**YOUR TASK**
Write out each line that follows exactly as it stands, without the pictures.

- - - -

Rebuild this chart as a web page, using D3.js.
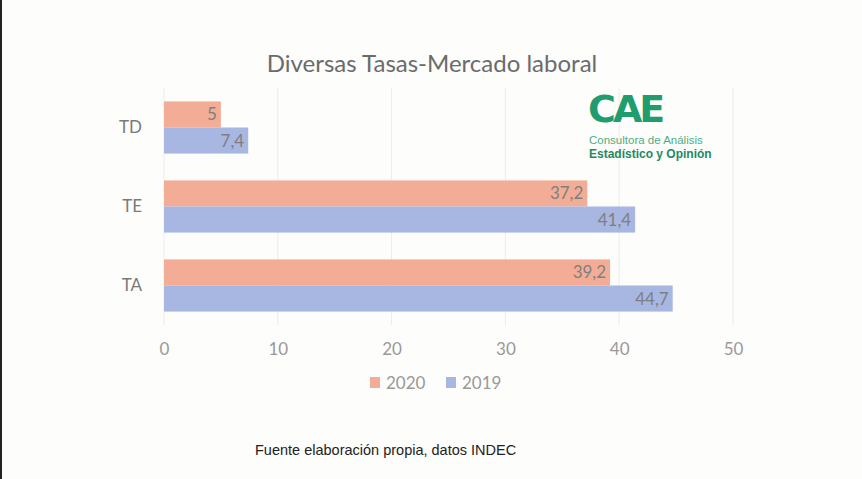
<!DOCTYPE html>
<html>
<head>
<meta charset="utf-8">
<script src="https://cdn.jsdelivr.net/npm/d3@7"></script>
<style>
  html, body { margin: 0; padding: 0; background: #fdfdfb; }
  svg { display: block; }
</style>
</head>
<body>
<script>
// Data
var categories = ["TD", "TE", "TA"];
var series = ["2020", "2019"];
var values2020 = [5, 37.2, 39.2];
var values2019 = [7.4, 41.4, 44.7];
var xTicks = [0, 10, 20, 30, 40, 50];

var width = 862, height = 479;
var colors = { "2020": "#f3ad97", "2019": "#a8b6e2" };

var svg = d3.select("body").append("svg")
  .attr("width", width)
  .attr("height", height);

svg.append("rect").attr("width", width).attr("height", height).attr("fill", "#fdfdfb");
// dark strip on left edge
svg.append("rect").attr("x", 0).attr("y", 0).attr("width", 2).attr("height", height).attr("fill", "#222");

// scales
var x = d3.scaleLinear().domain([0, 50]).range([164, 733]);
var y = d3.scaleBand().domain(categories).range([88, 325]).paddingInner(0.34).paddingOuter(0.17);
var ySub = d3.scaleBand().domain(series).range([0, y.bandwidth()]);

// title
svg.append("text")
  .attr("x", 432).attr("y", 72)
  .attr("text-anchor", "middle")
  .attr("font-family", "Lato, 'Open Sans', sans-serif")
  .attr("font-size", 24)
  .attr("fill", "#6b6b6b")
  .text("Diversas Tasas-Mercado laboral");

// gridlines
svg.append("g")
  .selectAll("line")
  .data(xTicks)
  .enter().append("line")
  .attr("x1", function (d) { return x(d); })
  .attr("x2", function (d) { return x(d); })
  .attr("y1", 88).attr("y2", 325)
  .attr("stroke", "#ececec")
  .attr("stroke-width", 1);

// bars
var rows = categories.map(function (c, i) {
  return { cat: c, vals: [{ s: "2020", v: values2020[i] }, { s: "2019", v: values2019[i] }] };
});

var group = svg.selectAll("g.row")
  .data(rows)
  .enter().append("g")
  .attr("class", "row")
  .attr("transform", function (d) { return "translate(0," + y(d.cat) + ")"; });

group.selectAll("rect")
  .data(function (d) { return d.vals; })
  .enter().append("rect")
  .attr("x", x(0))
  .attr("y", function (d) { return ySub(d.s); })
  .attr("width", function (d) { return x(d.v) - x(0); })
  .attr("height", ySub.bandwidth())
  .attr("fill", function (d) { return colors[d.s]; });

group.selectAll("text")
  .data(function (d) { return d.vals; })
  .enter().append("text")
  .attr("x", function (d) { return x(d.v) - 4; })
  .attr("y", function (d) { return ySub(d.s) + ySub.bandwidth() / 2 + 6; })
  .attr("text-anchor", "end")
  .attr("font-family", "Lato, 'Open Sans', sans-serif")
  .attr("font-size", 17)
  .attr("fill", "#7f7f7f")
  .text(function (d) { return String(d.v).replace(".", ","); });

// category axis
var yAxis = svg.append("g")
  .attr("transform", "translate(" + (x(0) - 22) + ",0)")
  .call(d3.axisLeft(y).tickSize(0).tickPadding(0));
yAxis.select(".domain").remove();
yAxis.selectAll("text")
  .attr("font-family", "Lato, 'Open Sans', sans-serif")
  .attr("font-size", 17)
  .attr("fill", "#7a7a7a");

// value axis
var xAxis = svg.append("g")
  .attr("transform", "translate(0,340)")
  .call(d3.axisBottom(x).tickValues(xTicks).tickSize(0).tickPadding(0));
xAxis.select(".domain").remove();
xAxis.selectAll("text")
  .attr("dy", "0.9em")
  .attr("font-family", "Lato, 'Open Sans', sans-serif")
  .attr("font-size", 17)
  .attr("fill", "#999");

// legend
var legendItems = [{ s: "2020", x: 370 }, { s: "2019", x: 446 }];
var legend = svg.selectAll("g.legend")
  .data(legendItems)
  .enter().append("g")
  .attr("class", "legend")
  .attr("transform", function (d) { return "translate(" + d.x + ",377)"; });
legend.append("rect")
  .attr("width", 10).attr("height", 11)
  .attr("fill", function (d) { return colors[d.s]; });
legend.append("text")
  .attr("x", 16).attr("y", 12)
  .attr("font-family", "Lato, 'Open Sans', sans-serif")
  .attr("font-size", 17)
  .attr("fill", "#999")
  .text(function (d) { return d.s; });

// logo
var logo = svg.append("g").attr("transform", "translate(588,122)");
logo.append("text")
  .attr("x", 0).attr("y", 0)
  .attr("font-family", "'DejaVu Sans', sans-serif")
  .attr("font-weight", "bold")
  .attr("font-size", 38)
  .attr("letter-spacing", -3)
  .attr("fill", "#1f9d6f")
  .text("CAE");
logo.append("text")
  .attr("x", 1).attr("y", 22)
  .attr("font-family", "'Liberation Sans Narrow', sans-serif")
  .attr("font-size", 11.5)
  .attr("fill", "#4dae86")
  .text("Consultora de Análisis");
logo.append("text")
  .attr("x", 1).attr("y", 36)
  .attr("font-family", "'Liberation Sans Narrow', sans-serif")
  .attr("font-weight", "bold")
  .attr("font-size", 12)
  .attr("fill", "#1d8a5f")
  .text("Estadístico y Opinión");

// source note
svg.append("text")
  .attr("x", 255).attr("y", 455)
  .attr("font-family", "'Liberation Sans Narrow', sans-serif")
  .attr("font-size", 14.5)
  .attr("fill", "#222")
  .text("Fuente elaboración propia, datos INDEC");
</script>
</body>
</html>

- - - -

**ANSWER TO THE PROBLEM**
Rebuild this chart as a web page, using D3.js.
<!DOCTYPE html>
<html>
<head>
<meta charset="utf-8">
<script src="https://cdn.jsdelivr.net/npm/d3@7"></script>
<style>
  html, body { margin: 0; padding: 0; background: #fdfdfb; }
  svg { display: block; }
</style>
</head>
<body>
<script>
// Data
var categories = ["TD", "TE", "TA"];
var series = ["2020", "2019"];
var values2020 = [5, 37.2, 39.2];
var values2019 = [7.4, 41.4, 44.7];
var xTicks = [0, 10, 20, 30, 40, 50];

var width = 862, height = 479;
var colors = { "2020": "#f3ad97", "2019": "#a8b6e2" };

var svg = d3.select("body").append("svg")
  .attr("width", width)
  .attr("height", height);

svg.append("rect").attr("width", width).attr("height", height).attr("fill", "#fdfdfb");
// dark strip on left edge
svg.append("rect").attr("x", 0).attr("y", 0).attr("width", 2).attr("height", height).attr("fill", "#222");

// scales
var x = d3.scaleLinear().domain([0, 50]).range([164, 733]);
var y = d3.scaleBand().domain(categories).range([88, 325]).paddingInner(0.34).paddingOuter(0.17);
var ySub = d3.scaleBand().domain(series).range([0, y.bandwidth()]);

// title
svg.append("text")
  .attr("x", 432).attr("y", 72)
  .attr("text-anchor", "middle")
  .attr("font-family", "Lato, 'Open Sans', sans-serif")
  .attr("font-size", 24)
  .attr("fill", "#6b6b6b")
  .text("Diversas Tasas-Mercado laboral");

// gridlines
svg.append("g")
  .selectAll("line")
  .data(xTicks)
  .enter().append("line")
  .attr("x1", function (d) { return x(d); })
  .attr("x2", function (d) { return x(d); })
  .attr("y1", 88).attr("y2", 325)
  .attr("stroke", "#ececec")
  .attr("stroke-width", 1);

// bars
var rows = categories.map(function (c, i) {
  return { cat: c, vals: [{ s: "2020", v: values2020[i] }, { s: "2019", v: values2019[i] }] };
});

var group = svg.selectAll("g.row")
  .data(rows)
  .enter().append("g")
  .attr("class", "row")
  .attr("transform", function (d) { return "translate(0," + y(d.cat) + ")"; });

group.selectAll("rect")
  .data(function (d) { return d.vals; })
  .enter().append("rect")
  .attr("x", x(0))
  .attr("y", function (d) { return ySub(d.s); })
  .attr("width", function (d) { return x(d.v) - x(0); })
  .attr("height", ySub.bandwidth())
  .attr("fill", function (d) { return colors[d.s]; });

group.selectAll("text")
  .data(function (d) { return d.vals; })
  .enter().append("text")
  .attr("x", function (d) { return x(d.v) - 4; })
  .attr("y", function (d) { return ySub(d.s) + ySub.bandwidth() / 2 + 6; })
  .attr("text-anchor", "end")
  .attr("font-family", "Lato, 'Open Sans', sans-serif")
  .attr("font-size", 17)
  .attr("fill", "#7f7f7f")
  .text(function (d) { return String(d.v).replace(".", ","); });

// category axis
var yAxis = svg.append("g")
  .attr("transform", "translate(" + (x(0) - 22) + ",0)")
  .call(d3.axisLeft(y).tickSize(0).tickPadding(0));
yAxis.select(".domain").remove();
yAxis.selectAll("text")
  .attr("font-family", "Lato, 'Open Sans', sans-serif")
  .attr("font-size", 17)
  .attr("fill", "#7a7a7a");

// value axis
var xAxis = svg.append("g")
  .attr("transform", "translate(0,340)")
  .call(d3.axisBottom(x).tickValues(xTicks).tickSize(0).tickPadding(0));
xAxis.select(".domain").remove();
xAxis.selectAll("text")
  .attr("dy", "0.9em")
  .attr("font-family", "Lato, 'Open Sans', sans-serif")
  .attr("font-size", 17)
  .attr("fill", "#999");

// legend
var legendItems = [{ s: "2020", x: 370 }, { s: "2019", x: 446 }];
var legend = svg.selectAll("g.legend")
  .data(legendItems)
  .enter().append("g")
  .attr("class", "legend")
  .attr("transform", function (d) { return "translate(" + d.x + ",377)"; });
legend.append("rect")
  .attr("width", 10).attr("height", 11)
  .attr("fill", function (d) { return colors[d.s]; });
legend.append("text")
  .attr("x", 16).attr("y", 12)
  .attr("font-family", "Lato, 'Open Sans', sans-serif")
  .attr("font-size", 17)
  .attr("fill", "#999")
  .text(function (d) { return d.s; });

// logo
var logo = svg.append("g").attr("transform", "translate(588,122)");
logo.append("text")
  .attr("x", 0).attr("y", 0)
  .attr("font-family", "'DejaVu Sans', sans-serif")
  .attr("font-weight", "bold")
  .attr("font-size", 38)
  .attr("letter-spacing", -3)
  .attr("fill", "#1f9d6f")
  .text("CAE");
logo.append("text")
  .attr("x", 1).attr("y", 22)
  .attr("font-family", "'Liberation Sans Narrow', sans-serif")
  .attr("font-size", 11.5)
  .attr("fill", "#4dae86")
  .text("Consultora de Análisis");
logo.append("text")
  .attr("x", 1).attr("y", 36)
  .attr("font-family", "'Liberation Sans Narrow', sans-serif")
  .attr("font-weight", "bold")
  .attr("font-size", 12)
  .attr("fill", "#1d8a5f")
  .text("Estadístico y Opinión");

// source note
svg.append("text")
  .attr("x", 255).attr("y", 455)
  .attr("font-family", "'Liberation Sans Narrow', sans-serif")
  .attr("font-size", 14.5)
  .attr("fill", "#222")
  .text("Fuente elaboración propia, datos INDEC");
</script>
</body>
</html>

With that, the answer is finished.